The U.S. oil and natural gas rig count this week rose for a third week in a row as high prices encourage increased spending at the wellpad, boosting demand for some oilfield services companies.
The oil and gas rig count, an early indicator of future output, rose two to 758 in the week to July 22, its highest since March 2020, energy services firm Baker Hughes Co said in its closely followed report on Friday.
U.S. oil rigs were steady at 599 this week, while gas rigs rose two to 155.
The world's largest oilfield service providers this week posted mixed second-quarter results, with Baker Hughes warning that the demand outlook for the next 12 to 18 months was “deteriorating,” while Schlumberger NV posted an upbeat outlook due to a boost in activity driven by stronger oil and gas prices.

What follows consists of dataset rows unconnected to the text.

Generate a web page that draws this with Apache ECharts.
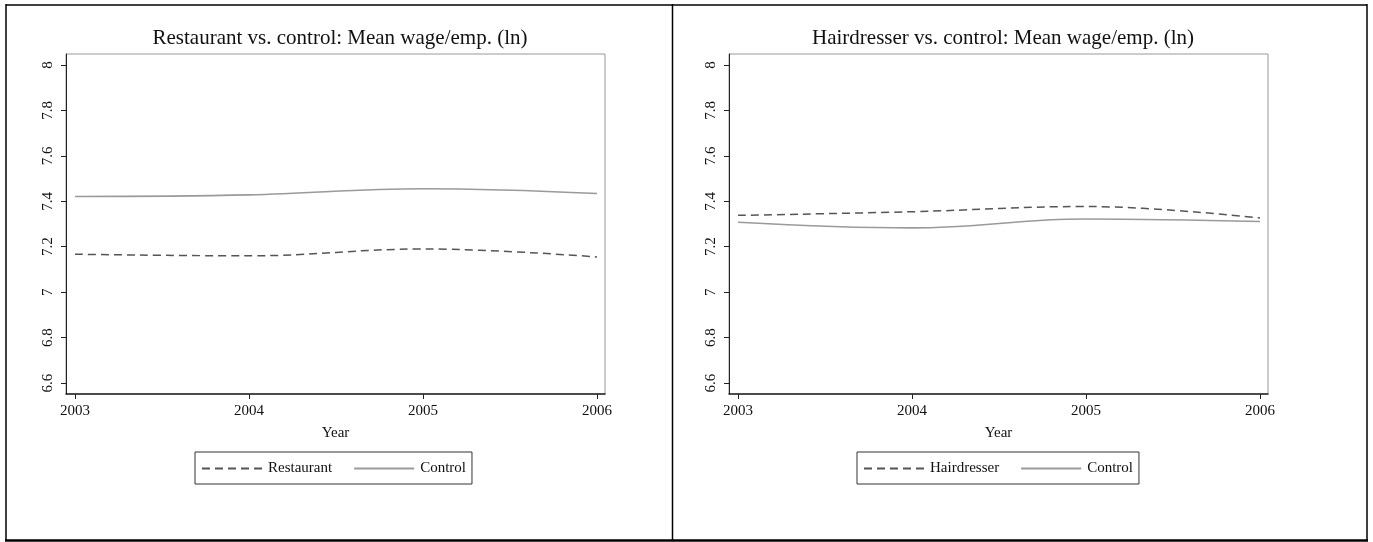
<!DOCTYPE html>
<html>
<head>
<meta charset="utf-8">
<script src="https://cdn.jsdelivr.net/npm/echarts@6/dist/echarts.min.js"></script>
<style>
  html, body { margin: 0; padding: 0; background: #fff; }
  #chart { width: 1373px; height: 542px; }
</style>
</head>
<body>
<div id="chart"></div>
<script>
// Years on the x axis
const years = [2003, 2004, 2005, 2006];
// Mean wage per employee (ln), by group
const restaurant = [7.167, 7.160, 7.190, 7.155];
const controlRest = [7.421, 7.428, 7.455, 7.434];
const hairdresser = [7.338, 7.354, 7.377, 7.326];
const controlHair = [7.308, 7.283, 7.322, 7.311];
// Tick labels
const yTicks = [6.6, 6.8, 7, 7.2, 7.4, 7.6, 7.8, 8];
const xTicks = [2003, 2004, 2005, 2006];
const panelTitles = [
  'Restaurant vs. control: Mean wage/emp. (ln)',
  'Hairdresser vs. control: Mean wage/emp. (ln)'
];

const serif = '"Liberation Serif", "DejaVu Serif", serif';
const panels = [
  { left: 66, centre: 335 },
  { left: 729, centre: 998 }
];
const plotW = 539, plotTop = 54, plotH = 340;

const pair = (xs, ys) => xs.map((x, i) => [x, ys[i]]);

const dashedStyle = { color: '#555', width: 1.5, type: [8, 5] };
const solidStyle = { color: '#9a9a9a', width: 1.6, type: 'solid' };

const option = {
  animation: false,
  backgroundColor: '#fff',
  title: panels.map((p, i) => ({
    text: panelTitles[i],
    left: p.centre, top: 23, textAlign: 'center',
    textStyle: { fontFamily: serif, fontSize: 21, fontWeight: 'normal', color: '#111' }
  })),
  grid: panels.map(p => ({
    left: p.left, top: plotTop, width: plotW, height: plotH,
    show: true, borderColor: '#999', borderWidth: 1, backgroundColor: '#fff'
  })),
  xAxis: panels.map((p, i) => ({
    type: 'value', gridIndex: i, min: 2002.948, max: 2006.046,
    name: 'Year', nameLocation: 'middle', nameGap: 32,
    nameTextStyle: { fontFamily: serif, fontSize: 15, color: '#111' },
    axisLine: { show: true, onZero: false, lineStyle: { color: '#222', width: 1.5 } },
    axisTick: { show: true, length: 5, customValues: xTicks, lineStyle: { color: '#222' } },
    axisLabel: { customValues: xTicks, margin: 10, fontFamily: serif, fontSize: 15, color: '#111',
                 formatter: v => String(v) },
    splitLine: { show: false }
  })),
  yAxis: panels.map((p, i) => ({
    type: 'value', gridIndex: i, min: 6.552, max: 8.048,
    axisLine: { show: true, onZero: false, lineStyle: { color: '#222', width: 1 } },
    axisTick: { show: true, length: 5, customValues: yTicks, lineStyle: { color: '#222' } },
    axisLabel: { customValues: yTicks, rotate: 90, margin: 10, fontFamily: serif, fontSize: 15,
                 color: '#111', formatter: v => String(+v.toFixed(1)) },
    splitLine: { show: false }
  })),
  legend: [
    { data: ['Restaurant', 'Control'], left: 195, top: 452 },
    { data: ['Hairdresser', 'Control'], left: 857, top: 452 }
  ].map(l => Object.assign(l, {
    orient: 'horizontal', itemWidth: 60, itemHeight: 12, itemGap: 21,
    padding: [9, 6, 8, 6], borderColor: '#333', borderWidth: 1,
    itemStyle: { opacity: 0 },
    textStyle: { fontFamily: serif, fontSize: 15, color: '#111', padding: [0, 0, 0, 1] },
    selectedMode: false
  })),
  series: [
    { name: 'Restaurant', data: pair(years, restaurant), lineStyle: dashedStyle, xAxisIndex: 0, yAxisIndex: 0 },
    { name: 'Control', data: pair(years, controlRest), lineStyle: solidStyle, xAxisIndex: 0, yAxisIndex: 0 },
    { name: 'Hairdresser', data: pair(years, hairdresser), lineStyle: dashedStyle, xAxisIndex: 1, yAxisIndex: 1 },
    { name: 'Control', data: pair(years, controlHair), lineStyle: solidStyle, xAxisIndex: 1, yAxisIndex: 1 }
  ].map(s => Object.assign(s, {
    type: 'line', smooth: 0.4, symbol: 'none', showSymbol: false,
    itemStyle: { color: s.lineStyle.color }
  })),
  // Table frame around the two panels
  graphic: [
    { type: 'line', shape: { x1: 6, y1: 5, x2: 1367, y2: 5 }, style: { stroke: '#000', lineWidth: 1.5 } },
    { type: 'line', shape: { x1: 6, y1: 4, x2: 6, y2: 541 }, style: { stroke: '#000', lineWidth: 1.5 } },
    { type: 'line', shape: { x1: 672.5, y1: 4, x2: 672.5, y2: 541 }, style: { stroke: '#000', lineWidth: 1.5 } },
    { type: 'line', shape: { x1: 1367, y1: 4, x2: 1367, y2: 541 }, style: { stroke: '#000', lineWidth: 1.5 } },
    { type: 'line', shape: { x1: 5, y1: 540.5, x2: 1368, y2: 540.5 }, style: { stroke: '#000', lineWidth: 2.5 } }
  ]
};

const chart = echarts.init(document.getElementById('chart'), null, { renderer: 'canvas' });
chart.setOption(option);
</script>
</body>
</html>
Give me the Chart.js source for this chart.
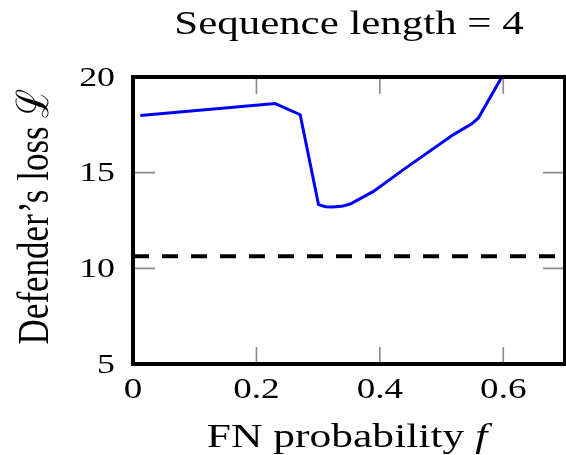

Global crude prices hovered above $100 per barrel last quarter, fueled by tight supplies following Western sanctions on Russia, a major producer, and as energy consumption returned to near pre-pandemic levels.
Halliburton Co predicted “multiple years,” of increased activity, with spending gains in North America on track to eclipse 35%, its chief executive said, adding its hydraulic fracking equipment was sold out for the rest of the year.
Oil output in the Permian in Texas and New Mexico, the biggest U.S. shale oil basin, is due to rise to a record 5.445 million barrels per day in August, according to federal data.
U.S. financial services firm Cowen & Co said the independent exploration and production companies it tracks plan to boost spending by about 30% in 2022 versus 2021 after increasing spending about 4% in 2021 versus 2020.
That follows a drop in capital expenditures of roughly 48% in 2020 and 12% in 2019.